First quarter sales in the company's Agricultural Products segment were $4,161,000 compared to $3,500,000 for the same period in fiscal 2021, an increase of $661,000 or 18.9%, which the company attributed to increased demand for grinder mixers, beet equipment and manure spreaders.
"For the second year in a row, we have experienced historic early order program success and are carrying record backlog numbers," the press release said. "Strong commodity prices have created demand that is struggling to be met within the agriculture industry because of labor and supply chain shortages, which has in turn increased the number of early orders we are seeing. We have taken steps to combat workforce labor shortages including the installation of robotic weld cells and other new equipment that makes our existing workforce more efficient and increases shop output."
Consolidated net loss was $(406,000) for the quarter, compared to net loss of $(315,000) for the same period in fiscal 2021. The company attributed the loss in part to struggles in its Modular Buildings and Tools segments.
"The first quarter of our fiscal year is typically our worst performing quarter of the year because of the timing of orders and production in our Agricultural Products segment. Our production increases in the spring and summer months in this segment and slows down again in the winter months. Our Tools segment is carrying the backlog to be successful for the remainder of the fiscal year as we work through labor shortages with automation. The Modular Buildings segment will be working on closing additional contracts to stabilize revenues for the remainder of the year," the press release said.
"I am very pleased to see our growth strategy deliver top-line revenue increases for consecutive quarters.
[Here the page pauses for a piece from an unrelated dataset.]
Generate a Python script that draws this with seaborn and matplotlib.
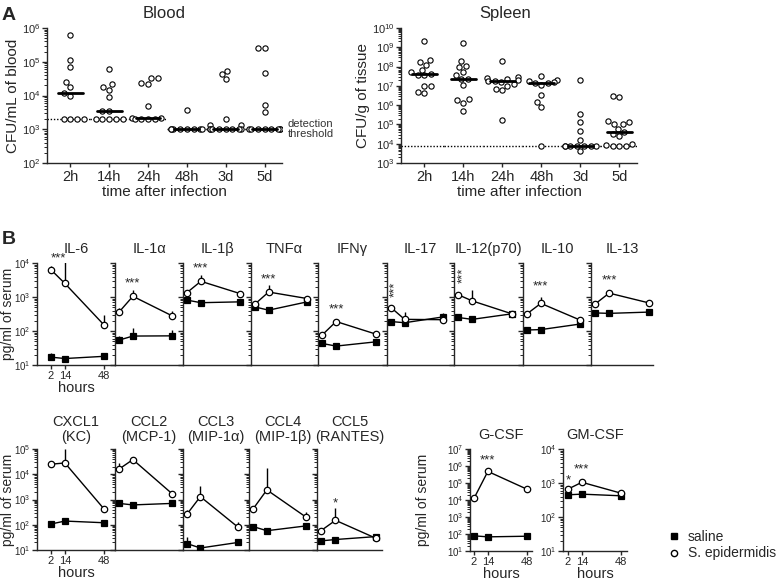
import numpy as np
import pandas as pd
import matplotlib
matplotlib.use('Agg')
import matplotlib.pyplot as plt
import seaborn as sns
from matplotlib.lines import Line2D
from matplotlib.ticker import LogLocator, NullFormatter, FixedLocator

# -----------------------------
# PANEL A DATA (CFU counts)
# -----------------------------
times = ['2h', '14h', '24h', '48h', '3d', '5d']

blood_2h = [6e5, 1.1e5, 7e4, 2.5e4, 1.8e4, 1.2e4, 1e4, 2e3, 2e3, 2e3, 2e3]
blood_14h = [6.3e4, 2.2e4, 1.8e4, 1.5e4, 9e3, 3.5e3, 3.5e3, 2e3, 2e3, 2e3, 2e3, 2e3]
blood_24h = [3.3e4, 3.2e4, 2.3e4, 2.2e4, 5e3, 2.2e3, 2.2e3, 2e3, 2e3, 2e3, 2e3]
blood_48h = [3.8e3, 1e3, 1e3, 1e3, 1e3, 1e3, 1e3, 1e3, 1e3]
blood_3d = [5.5e4, 4.3e4, 3e4, 2e3, 1.35e3, 1.3e3, 1e3, 1e3, 1e3, 1e3, 1e3, 1e3, 1e3, 1e3]
blood_5d = [2.6e5, 2.6e5, 4.7e4, 5.4e3, 3.2e3, 1e3, 1e3, 1e3, 1e3, 1e3, 1e3, 1e3, 1e3]
blood_threshold = [2e3, 2e3, 2e3, 1e3, 1e3, 1e3]

spleen_2h = [2e9, 2.3e8, 1.7e8, 1.2e8, 7e7, 5e7, 4.3e7, 3.8e7, 3.5e7, 1e7, 1e7, 5e6, 4.5e6]
spleen_14h = [1.7e9, 1.9e8, 1.1e8, 9e7, 5e7, 3.5e7, 2.4e7, 2.2e7, 1.07e7, 2.1e6, 1.8e6, 1.3e6, 4.8e5]
spleen_24h = [2e8, 3e7, 2.7e7, 2.3e7, 2e7, 1.8e7, 1.7e7, 1.5e7, 1.2e7, 1e7, 7e6, 5.8e6, 1.7e5]
spleen_48h = [3.2e7, 2e7, 1.7e7, 1.5e7, 1.45e7, 1.4e7, 1.1e7, 3.2e6, 1.5e6, 8.3e5, 7.5e3]
spleen_3d = [1.9e7, 3.5e5, 1.3e5, 4.5e4, 1.6e4, 7.5e3, 7.5e3, 7.5e3, 7.5e3, 7.5e3, 7.5e3, 7.5e3, 4e3]
spleen_5d = [3.1e6, 2.6e6, 1.5e5, 1.3e5, 1.1e5, 1e5, 6e4, 4.2e4, 3.2e4, 2.4e4, 1e4, 9e3, 7.5e3, 7.5e3, 7.5e3]
spleen_threshold = [7.5e3] * 6

# -----------------------------
# PANEL B DATA (pg/ml of serum at 2, 14, 48 h)
# -----------------------------
hours = [2, 14, 48]

row1_names = ['IL-6', 'IL-1α', 'IL-1β', 'TNFα', 'IFNγ', 'IL-17', 'IL-12(p70)', 'IL-10', 'IL-13']
row1_epi = [[6300, 2500, 150], [360, 1050, 280], [1350, 2900, 1260], [620, 1400, 900],
            [76, 190, 81], [490, 220, 215], [1170, 770, 320], [320, 650, 210], [620, 1300, 670]]
row1_epi_hi = [[8000, 13000, 300], [470, 1600, 390], [1600, 4300, 1450], [700, 2200, 1050],
               [90, 210, 90], [560, 360, 240], [1300, 1600, 360], [360, 1000, 240], [700, 1450, 720]]
row1_sal = [[17, 15.5, 18], [54, 71, 72], [810, 680, 720], [510, 410, 720],
            [43, 36, 48], [190, 175, 260], [250, 220, 320], [107, 110, 160], [340, 330, 360]]
row1_sal_hi = [[22, 17, 21], [70, 120, 105], [900, 750, 800], [560, 450, 800],
               [48, 40, 55], [210, 190, 340], [280, 240, 380], [115, 120, 180], [370, 350, 390]]
row1_stars = ['***', '***', '***', '***', '***', '***', '***', '***', '***']

row2_names = ['CXCL1\n(KC)', 'CCL2\n(MCP-1)', 'CCL3\n(MIP-1α)', 'CCL4\n(MIP-1β)', 'CCL5\n(RANTES)']
row2_epi = [[25000, 28000, 420], [16000, 38000, 1700], [260, 1300, 78], [420, 2400, 200], [59, 150, 29]]
row2_epi_hi = [[30000, 100000, 500], [27000, 42000, 1900], [400, 3500, 130], [480, 17000, 330], [65, 460, 33]]
row2_sal = [[107, 140, 120], [700, 610, 700], [18, 12, 20], [85, 58, 90], [23, 26, 34]]
row2_sal_hi = [[120, 160, 135], [760, 660, 800], [32, 15, 23], [95, 65, 100], [25, 28, 38]]

csf_names = ['G-CSF', 'GM-CSF']
csf_epi = [[12600, 480000, 43000], [660, 1050, 500]]
csf_epi_hi = [[15000, 600000, 50000], [720, 1150, 540]]
csf_sal = [[78, 68, 74], [450, 470, 420]]
csf_sal_hi = [[90, 75, 85], [480, 500, 450]]

# -----------------------------
# STYLE / LAYOUT
# -----------------------------
sns.set_theme(style='ticks')
plt.rcParams['font.family'] = ['Liberation Sans', 'DejaVu Sans']
plt.rcParams['mathtext.fontset'] = 'custom'
plt.rcParams['mathtext.rm'] = 'Liberation Sans'
plt.rcParams['mathtext.default'] = 'regular'
plt.rcParams['axes.linewidth'] = 1.0
plt.rcParams['axes.facecolor'] = 'none'
plt.rcParams['xtick.major.width'] = 1.0
plt.rcParams['ytick.major.width'] = 1.0
plt.rcParams['ytick.minor.width'] = 0.7

W, H = 777, 581
fig = plt.figure(figsize=(W / 100, H / 100), dpi=100)


def box(l, t, r, b):
    return [l / W, 1 - b / H, (r - l) / W, (b - t) / H]


def place_ylabel(ax, text, left, right, x_px, size):
    # x_px is the centre of the rotated label; the label anchors on its right edge
    ax.set_ylabel(text, fontsize=size)
    ax.yaxis.set_label_coords((x_px + size * 0.7 - left) / (right - left), 0.5)


def log_ticks(ax, lo, hi, labelsize=7):
    ax.set_yscale('log')
    ax.set_ylim(10 ** lo, 10 ** hi)
    ax.yaxis.set_major_locator(FixedLocator([10.0 ** k for k in range(lo, hi + 1)]))
    ax.yaxis.set_minor_locator(LogLocator(base=10, subs=np.arange(2, 10), numticks=30))
    ax.yaxis.set_minor_formatter(NullFormatter())
    ax.tick_params(axis='y', which='major', length=3.5, labelsize=labelsize, pad=1.2)
    ax.tick_params(axis='y', which='minor', length=2)


def cfu_panel(ax, groups, threshold, lo, hi, title, title_x=0.5):
    log_ticks(ax, lo, hi, labelsize=8)
    df = pd.DataFrame({'time': np.repeat(times, [len(g) for g in groups]),
                       'cfu': np.concatenate(groups)})
    sns.swarmplot(data=df, x='time', y='cfu', order=times, ax=ax, size=3.8,
                  color='white', edgecolor='black', linewidth=0.8, zorder=3)
    for i, g in enumerate(groups):
        ax.plot([i - 0.32, i + 0.32], [np.median(g)] * 2, color='black', lw=2, zorder=4)
    for i, thr in enumerate(threshold):
        x0 = -0.6 if i == 0 else i - 0.5
        x1 = 5.45 if i == len(threshold) - 1 else i + 0.5
        ax.hlines(thr, x0, x1, color='black', lw=1, ls=(0, (1, 1.3)), zorder=2)
    ax.set_xlim(-0.6, 5.45)
    sns.despine(ax=ax)
    ax.tick_params(axis='x', length=3, labelsize=10.5, pad=2)
    ax.set_xlabel('time after infection', fontsize=11, labelpad=1)
    ax.set_title(title, fontsize=12, pad=7, x=title_x)


def cyto_panel(ax, name, epi, epi_hi, sal, sal_hi, lo, hi, xlim, first, pad=7):
    log_ticks(ax, lo, hi)
    for vals, tops, mk, fc, ms in [(sal, sal_hi, 's', 'black', 5), (epi, epi_hi, 'o', 'white', 4.6)]:
        ax.vlines(hours, vals, tops, color='black', lw=1, zorder=1.5)
        sns.lineplot(x=hours, y=vals, ax=ax, color='black', lw=1, marker=mk, markersize=ms,
                     markerfacecolor=fc, markeredgecolor='black', markeredgewidth=0.9, zorder=3)
    ax.set_xlim(*xlim)
    sns.despine(ax=ax)
    ax.set_title(name, fontsize=10.5, pad=pad, linespacing=1.05)
    ax.set_ylabel('')
    if first:
        ax.set_xticks(hours)
        ax.set_xticklabels(['2', '14', '48'])
        ax.tick_params(axis='x', length=3, labelsize=8, pad=1)
        ax.set_xlabel('hours', fontsize=10.5, labelpad=0)
    else:
        ax.set_xticks([])
        ax.tick_params(axis='y', labelleft=False)


def stars(ax, x, logy, txt, rot=0):
    ax.text(x, 10 ** logy, txt, ha='center', va='center', fontsize=9.5, rotation=rot,
            clip_on=False, zorder=6)


# -----------------------------
# PANEL A
# -----------------------------
ax_blood = fig.add_axes(box(47, 28, 282, 163))
cfu_panel(ax_blood, [blood_2h, blood_14h, blood_24h, blood_48h, blood_3d, blood_5d],
          blood_threshold, 2, 6, 'Blood')
place_ylabel(ax_blood, 'CFU/mL of blood', 47, 282, 12, 11)
fig.text(288 / W, 1 - 129 / H, 'detection\nthreshold', fontsize=8, va='center', color='#333333',
         linespacing=1.1)

ax_spleen = fig.add_axes(box(401, 28, 637, 163))
cfu_panel(ax_spleen, [spleen_2h, spleen_14h, spleen_24h, spleen_48h, spleen_3d, spleen_5d],
          spleen_threshold, 3, 10, 'Spleen', title_x=(505 - 401) / 236)
place_ylabel(ax_spleen, 'CFU/g of tissue', 401, 637, 362, 11)

fig.text(2 / W, 1 - 15 / H, 'A', fontsize=14, fontweight='bold', va='center')
fig.text(2 / W, 1 - 240 / H, 'B', fontsize=14, fontweight='bold', va='center')

# -----------------------------
# PANEL B, ROW 1
# -----------------------------
edges1 = [37, 115, 183, 251, 318, 387, 454, 523, 591, 653]
for i, name in enumerate(row1_names):
    xlim = (-10.2 if i == 0 else -1.5, 57.5 if i < len(row1_names) - 1 else 51.5)
    ax = fig.add_axes(box(edges1[i], 263, edges1[i + 1], 365))
    cyto_panel(ax, name, row1_epi[i], row1_epi_hi[i], row1_sal[i], row1_sal_hi[i],
               1, 4, xlim, i == 0)
    if i == 0:
        place_ylabel(ax, 'pg/ml of serum', edges1[0], edges1[1], 8, 10)
    if name in ('IL-17', 'IL-12(p70)'):
        stars(ax, 6, 3.24 if name == 'IL-17' else 3.65, row1_stars[i], rot=90)
    elif name == 'IL-6':
        stars(ax, 8, 4.13, row1_stars[i])
    else:
        star_y = {'IL-1α': 3.41, 'IL-1β': 3.85, 'TNFα': 3.53, 'IFNγ': 2.62,
                  'IL-10': 3.30, 'IL-13': 3.50}[name]
        stars(ax, 14, star_y, row1_stars[i])

# -----------------------------
# PANEL B, ROW 2
# -----------------------------
edges2 = [37, 115, 183, 249, 317, 382]
for i, name in enumerate(row2_names):
    xlim = (-10.2 if i == 0 else -1.5, 57.5 if i < len(row2_names) - 1 else 53)
    ax = fig.add_axes(box(edges2[i], 449, edges2[i + 1], 550))
    cyto_panel(ax, name, row2_epi[i], row2_epi_hi[i], row2_sal[i], row2_sal_hi[i],
               1, 5, xlim, i == 0, pad=6)
    if i == 0:
        place_ylabel(ax, 'pg/ml of serum', edges2[0], edges2[1], 8, 10)
    if name.startswith('CCL5'):
        stars(ax, 14, 2.86, '*')

ax_g = fig.add_axes(box(470, 449, 532, 551))
cyto_panel(ax_g, csf_names[0], csf_epi[0], csf_epi_hi[0], csf_sal[0], csf_sal_hi[0],
           1, 7, (-1.5, 52.3), True)
place_ylabel(ax_g, 'pg/ml of serum', 470, 532, 423, 10)
stars(ax_g, 14, 6.35, '***')

ax_gm = fig.add_axes(box(563, 449, 627, 551))
cyto_panel(ax_gm, csf_names[1], csf_epi[1], csf_epi_hi[1], csf_sal[1], csf_sal_hi[1],
           1, 4, (-2.3, 53), True)
stars(ax_gm, 2, 3.09, '*')
stars(ax_gm, 14, 3.41, '***')

handles = [Line2D([], [], marker='s', color='black', ls='none', markersize=5),
           Line2D([], [], marker='o', markerfacecolor='white', markeredgecolor='black',
                  ls='none', markersize=4.5)]
fig.legend(handles, ['saline', 'S. epidermidis'], loc='center left',
           bbox_to_anchor=(660 / W, 1 - 545 / H), frameon=False, fontsize=10,
           handlelength=1, handletextpad=0.5, labelspacing=0.2, borderpad=0)

fig.savefig('out.png', dpi=100)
While our outlook for the year is positive, we remain focused on investing in capital equipment that helps improve our efficiency and overcome labor shortages across all our facilities," said Art's Way President David King.
"The ongoing strong demand for our products have led to the highest backlog levels in recent company history and we expect the favorable market conditions to continue to drive interest for the Agricultural Products and Tools divisions. Regarding our Modular Building segment, we expect increased activity in Q2 and Q3 as we finalize ongoing projects."